_PROVIDED RECORDS:_

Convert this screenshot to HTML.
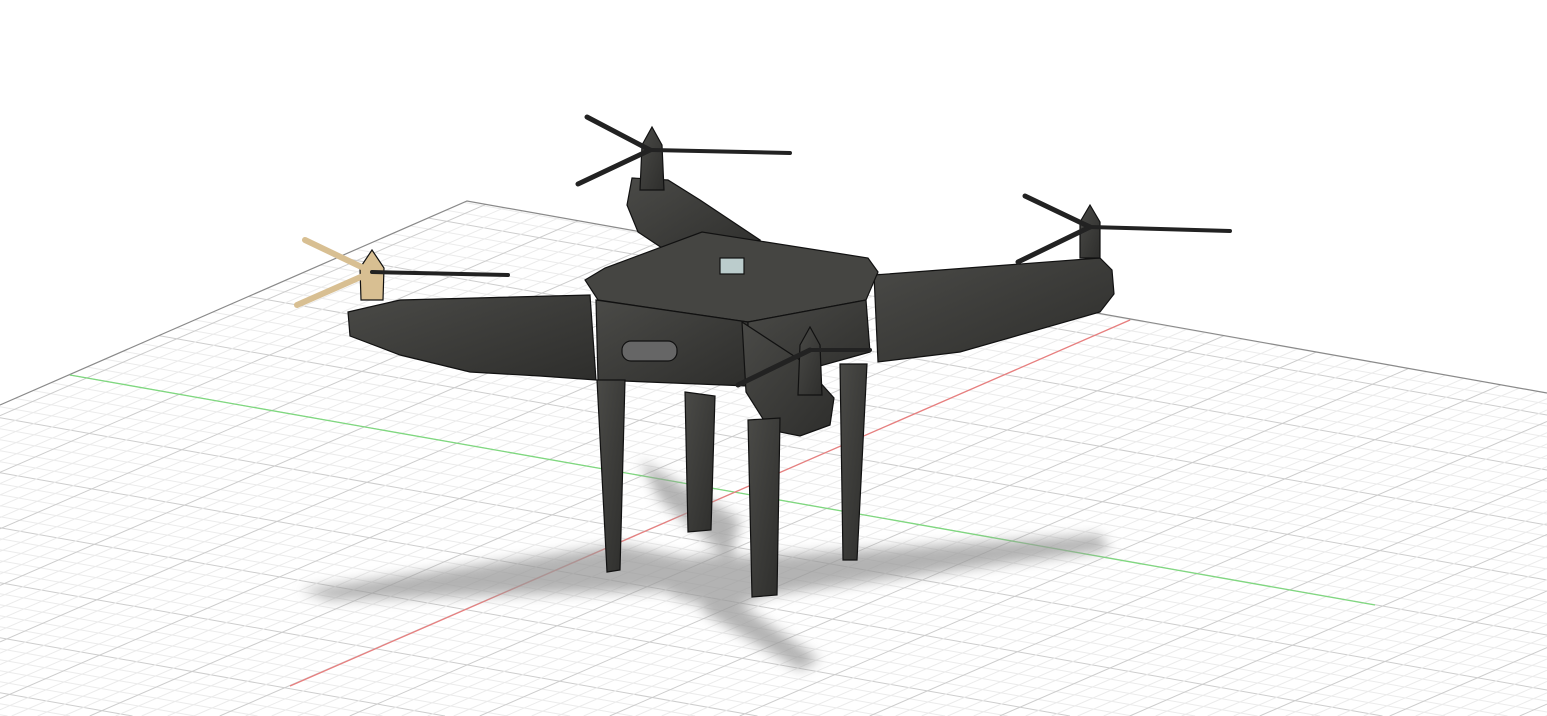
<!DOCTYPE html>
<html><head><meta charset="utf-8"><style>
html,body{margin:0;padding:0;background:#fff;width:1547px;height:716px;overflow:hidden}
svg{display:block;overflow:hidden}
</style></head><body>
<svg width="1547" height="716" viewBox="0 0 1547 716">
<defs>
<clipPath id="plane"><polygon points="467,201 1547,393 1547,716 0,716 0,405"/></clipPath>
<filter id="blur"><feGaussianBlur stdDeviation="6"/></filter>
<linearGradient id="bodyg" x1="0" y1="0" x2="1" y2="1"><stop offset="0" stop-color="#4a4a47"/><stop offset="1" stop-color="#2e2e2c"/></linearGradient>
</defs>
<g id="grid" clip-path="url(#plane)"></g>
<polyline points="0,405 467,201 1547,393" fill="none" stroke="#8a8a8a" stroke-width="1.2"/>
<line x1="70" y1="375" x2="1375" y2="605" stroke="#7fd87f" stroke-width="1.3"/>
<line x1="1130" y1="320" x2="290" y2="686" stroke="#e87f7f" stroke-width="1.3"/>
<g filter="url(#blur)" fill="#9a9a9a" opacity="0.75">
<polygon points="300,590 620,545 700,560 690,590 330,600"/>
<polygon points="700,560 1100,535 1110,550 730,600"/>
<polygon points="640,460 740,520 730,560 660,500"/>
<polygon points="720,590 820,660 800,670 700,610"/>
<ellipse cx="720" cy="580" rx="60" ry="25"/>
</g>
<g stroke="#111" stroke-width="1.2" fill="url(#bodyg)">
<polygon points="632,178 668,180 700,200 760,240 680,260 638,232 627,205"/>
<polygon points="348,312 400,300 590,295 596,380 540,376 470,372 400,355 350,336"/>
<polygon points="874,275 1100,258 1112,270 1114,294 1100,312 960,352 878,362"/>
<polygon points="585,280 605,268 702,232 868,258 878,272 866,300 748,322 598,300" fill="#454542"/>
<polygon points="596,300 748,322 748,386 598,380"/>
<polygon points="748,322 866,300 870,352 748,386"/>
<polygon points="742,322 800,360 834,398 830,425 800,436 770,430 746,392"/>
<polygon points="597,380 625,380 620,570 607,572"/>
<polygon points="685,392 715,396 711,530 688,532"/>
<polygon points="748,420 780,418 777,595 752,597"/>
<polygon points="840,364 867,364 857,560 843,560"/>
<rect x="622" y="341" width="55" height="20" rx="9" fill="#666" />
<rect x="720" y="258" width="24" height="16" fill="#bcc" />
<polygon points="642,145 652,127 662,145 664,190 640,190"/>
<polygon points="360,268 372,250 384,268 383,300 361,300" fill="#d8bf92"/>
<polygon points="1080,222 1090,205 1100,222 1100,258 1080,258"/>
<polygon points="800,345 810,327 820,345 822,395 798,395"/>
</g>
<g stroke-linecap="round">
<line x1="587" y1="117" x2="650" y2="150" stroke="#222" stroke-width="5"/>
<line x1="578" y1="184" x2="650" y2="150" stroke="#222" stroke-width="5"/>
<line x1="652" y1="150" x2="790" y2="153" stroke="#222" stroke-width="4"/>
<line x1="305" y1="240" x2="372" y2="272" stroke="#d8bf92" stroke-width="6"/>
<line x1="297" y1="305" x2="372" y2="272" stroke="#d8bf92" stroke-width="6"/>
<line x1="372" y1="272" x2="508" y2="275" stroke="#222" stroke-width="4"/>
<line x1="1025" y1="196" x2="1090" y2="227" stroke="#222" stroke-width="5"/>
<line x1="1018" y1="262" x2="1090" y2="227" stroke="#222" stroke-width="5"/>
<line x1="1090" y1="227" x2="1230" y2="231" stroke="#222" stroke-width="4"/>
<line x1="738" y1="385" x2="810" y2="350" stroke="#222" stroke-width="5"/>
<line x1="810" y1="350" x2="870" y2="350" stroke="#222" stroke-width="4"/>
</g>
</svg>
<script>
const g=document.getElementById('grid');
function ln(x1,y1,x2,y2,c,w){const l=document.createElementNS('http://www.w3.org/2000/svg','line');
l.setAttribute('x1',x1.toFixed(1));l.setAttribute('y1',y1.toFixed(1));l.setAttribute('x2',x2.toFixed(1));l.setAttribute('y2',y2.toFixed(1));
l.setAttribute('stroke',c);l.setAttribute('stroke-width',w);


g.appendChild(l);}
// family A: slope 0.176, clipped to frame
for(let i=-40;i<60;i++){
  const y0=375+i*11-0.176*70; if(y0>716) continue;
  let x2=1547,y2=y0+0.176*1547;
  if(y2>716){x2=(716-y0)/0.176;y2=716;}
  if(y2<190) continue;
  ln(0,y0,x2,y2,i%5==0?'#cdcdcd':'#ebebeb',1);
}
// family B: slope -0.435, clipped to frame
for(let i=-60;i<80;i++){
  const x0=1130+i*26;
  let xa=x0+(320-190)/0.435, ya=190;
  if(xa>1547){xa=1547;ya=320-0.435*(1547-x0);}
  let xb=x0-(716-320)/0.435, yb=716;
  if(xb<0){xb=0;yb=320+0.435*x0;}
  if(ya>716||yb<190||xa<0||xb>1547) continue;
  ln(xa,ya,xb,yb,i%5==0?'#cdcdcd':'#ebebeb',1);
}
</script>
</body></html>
---
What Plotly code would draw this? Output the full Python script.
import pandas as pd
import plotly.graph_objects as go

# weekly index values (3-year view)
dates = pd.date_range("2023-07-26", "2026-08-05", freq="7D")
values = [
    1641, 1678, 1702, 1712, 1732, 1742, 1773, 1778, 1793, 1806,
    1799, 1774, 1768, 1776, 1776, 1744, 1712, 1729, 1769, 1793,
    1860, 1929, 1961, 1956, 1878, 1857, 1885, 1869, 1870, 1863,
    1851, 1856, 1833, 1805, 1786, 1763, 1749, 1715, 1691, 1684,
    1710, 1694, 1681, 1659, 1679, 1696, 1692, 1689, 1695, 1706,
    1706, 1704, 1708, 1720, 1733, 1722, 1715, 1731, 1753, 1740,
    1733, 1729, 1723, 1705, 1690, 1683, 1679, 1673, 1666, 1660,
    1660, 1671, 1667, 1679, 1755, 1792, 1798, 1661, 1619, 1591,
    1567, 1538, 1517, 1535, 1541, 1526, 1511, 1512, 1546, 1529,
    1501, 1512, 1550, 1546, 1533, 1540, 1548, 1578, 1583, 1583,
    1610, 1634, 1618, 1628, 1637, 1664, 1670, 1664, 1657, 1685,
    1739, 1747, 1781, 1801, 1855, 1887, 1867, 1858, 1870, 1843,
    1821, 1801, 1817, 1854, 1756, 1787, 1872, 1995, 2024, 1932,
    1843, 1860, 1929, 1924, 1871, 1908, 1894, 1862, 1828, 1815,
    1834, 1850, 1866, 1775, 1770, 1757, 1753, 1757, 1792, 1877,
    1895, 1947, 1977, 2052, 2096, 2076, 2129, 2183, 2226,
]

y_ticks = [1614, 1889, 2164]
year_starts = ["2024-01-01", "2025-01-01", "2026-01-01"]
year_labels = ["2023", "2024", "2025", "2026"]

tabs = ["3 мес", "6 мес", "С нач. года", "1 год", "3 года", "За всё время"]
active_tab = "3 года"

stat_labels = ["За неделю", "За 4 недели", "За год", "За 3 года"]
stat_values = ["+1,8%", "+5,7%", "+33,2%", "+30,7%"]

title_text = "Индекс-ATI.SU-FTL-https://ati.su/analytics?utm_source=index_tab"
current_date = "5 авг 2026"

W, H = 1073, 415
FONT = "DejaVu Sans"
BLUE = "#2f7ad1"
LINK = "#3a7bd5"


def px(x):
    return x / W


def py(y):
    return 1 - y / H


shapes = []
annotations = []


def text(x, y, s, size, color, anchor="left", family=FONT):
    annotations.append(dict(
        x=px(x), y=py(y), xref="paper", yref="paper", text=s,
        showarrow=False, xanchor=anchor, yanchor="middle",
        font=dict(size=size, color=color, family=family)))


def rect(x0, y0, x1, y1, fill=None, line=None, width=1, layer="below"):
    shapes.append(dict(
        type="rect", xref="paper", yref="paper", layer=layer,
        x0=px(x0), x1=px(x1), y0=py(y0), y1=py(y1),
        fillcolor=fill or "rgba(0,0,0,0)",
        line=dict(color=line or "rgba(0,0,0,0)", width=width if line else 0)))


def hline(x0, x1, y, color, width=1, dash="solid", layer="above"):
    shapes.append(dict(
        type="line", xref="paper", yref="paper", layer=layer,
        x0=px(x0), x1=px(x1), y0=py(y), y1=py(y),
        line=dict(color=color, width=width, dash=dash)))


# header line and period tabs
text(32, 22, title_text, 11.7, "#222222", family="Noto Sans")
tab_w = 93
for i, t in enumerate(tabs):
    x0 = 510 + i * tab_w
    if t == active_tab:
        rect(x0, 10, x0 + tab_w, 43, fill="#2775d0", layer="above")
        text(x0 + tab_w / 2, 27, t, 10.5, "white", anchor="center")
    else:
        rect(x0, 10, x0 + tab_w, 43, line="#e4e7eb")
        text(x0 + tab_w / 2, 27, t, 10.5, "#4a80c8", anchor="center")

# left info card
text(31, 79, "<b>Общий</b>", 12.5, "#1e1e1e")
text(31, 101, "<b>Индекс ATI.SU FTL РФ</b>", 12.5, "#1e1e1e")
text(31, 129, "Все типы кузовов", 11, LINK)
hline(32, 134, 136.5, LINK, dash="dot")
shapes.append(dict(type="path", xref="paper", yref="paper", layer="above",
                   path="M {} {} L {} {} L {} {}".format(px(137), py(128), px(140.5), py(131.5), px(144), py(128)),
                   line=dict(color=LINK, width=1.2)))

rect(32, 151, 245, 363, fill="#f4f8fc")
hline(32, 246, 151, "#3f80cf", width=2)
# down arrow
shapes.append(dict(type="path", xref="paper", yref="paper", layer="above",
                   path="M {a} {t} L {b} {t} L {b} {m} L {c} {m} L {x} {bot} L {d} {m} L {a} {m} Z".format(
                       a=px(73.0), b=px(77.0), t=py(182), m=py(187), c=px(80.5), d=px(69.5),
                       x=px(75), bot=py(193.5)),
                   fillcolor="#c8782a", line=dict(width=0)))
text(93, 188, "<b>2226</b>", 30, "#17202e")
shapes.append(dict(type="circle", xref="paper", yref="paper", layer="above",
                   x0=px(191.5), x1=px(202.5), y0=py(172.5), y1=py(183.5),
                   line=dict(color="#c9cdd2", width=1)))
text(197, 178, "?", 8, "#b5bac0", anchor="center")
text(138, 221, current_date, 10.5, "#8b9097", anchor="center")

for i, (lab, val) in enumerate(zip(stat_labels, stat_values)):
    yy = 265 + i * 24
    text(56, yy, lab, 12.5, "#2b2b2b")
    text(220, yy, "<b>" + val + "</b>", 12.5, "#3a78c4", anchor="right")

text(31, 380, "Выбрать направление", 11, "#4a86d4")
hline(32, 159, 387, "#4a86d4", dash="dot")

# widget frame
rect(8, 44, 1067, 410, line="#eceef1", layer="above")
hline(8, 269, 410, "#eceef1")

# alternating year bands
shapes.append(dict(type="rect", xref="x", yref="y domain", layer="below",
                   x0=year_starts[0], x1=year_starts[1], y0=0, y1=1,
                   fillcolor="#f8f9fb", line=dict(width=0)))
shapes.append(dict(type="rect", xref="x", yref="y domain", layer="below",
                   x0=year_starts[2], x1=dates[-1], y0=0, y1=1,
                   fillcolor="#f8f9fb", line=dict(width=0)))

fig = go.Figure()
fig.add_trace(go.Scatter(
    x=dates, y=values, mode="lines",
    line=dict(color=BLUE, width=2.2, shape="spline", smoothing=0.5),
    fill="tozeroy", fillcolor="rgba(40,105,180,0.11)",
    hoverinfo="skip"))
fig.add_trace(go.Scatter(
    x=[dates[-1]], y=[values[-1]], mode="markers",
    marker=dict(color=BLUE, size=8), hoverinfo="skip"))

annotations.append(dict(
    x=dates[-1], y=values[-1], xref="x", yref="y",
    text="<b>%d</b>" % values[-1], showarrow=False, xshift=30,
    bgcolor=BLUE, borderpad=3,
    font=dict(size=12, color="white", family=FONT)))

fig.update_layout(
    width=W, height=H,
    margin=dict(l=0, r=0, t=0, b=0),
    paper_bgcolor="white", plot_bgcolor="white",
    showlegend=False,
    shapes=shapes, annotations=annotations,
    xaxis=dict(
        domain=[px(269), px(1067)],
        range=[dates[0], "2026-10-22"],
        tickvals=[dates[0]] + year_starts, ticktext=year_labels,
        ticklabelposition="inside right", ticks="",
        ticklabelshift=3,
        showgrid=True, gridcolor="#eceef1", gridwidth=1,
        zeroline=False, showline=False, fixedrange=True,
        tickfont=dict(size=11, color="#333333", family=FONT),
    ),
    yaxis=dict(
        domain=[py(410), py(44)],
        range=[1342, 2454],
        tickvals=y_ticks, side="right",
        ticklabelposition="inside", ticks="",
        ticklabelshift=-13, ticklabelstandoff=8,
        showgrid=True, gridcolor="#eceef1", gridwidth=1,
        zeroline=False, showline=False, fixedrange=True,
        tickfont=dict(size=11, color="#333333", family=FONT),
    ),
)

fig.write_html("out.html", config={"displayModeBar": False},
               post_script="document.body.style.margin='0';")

_GOAL OF THE EXERCISE:_ Repeat exactly the lines running from the one with "What Plotly code" through the one with "import plotly.graph_objects as go", both included.

_ANSWER TO THE PROBLEM:_
What Plotly code would draw this? Output the full Python script.
import pandas as pd
import plotly.graph_objects as go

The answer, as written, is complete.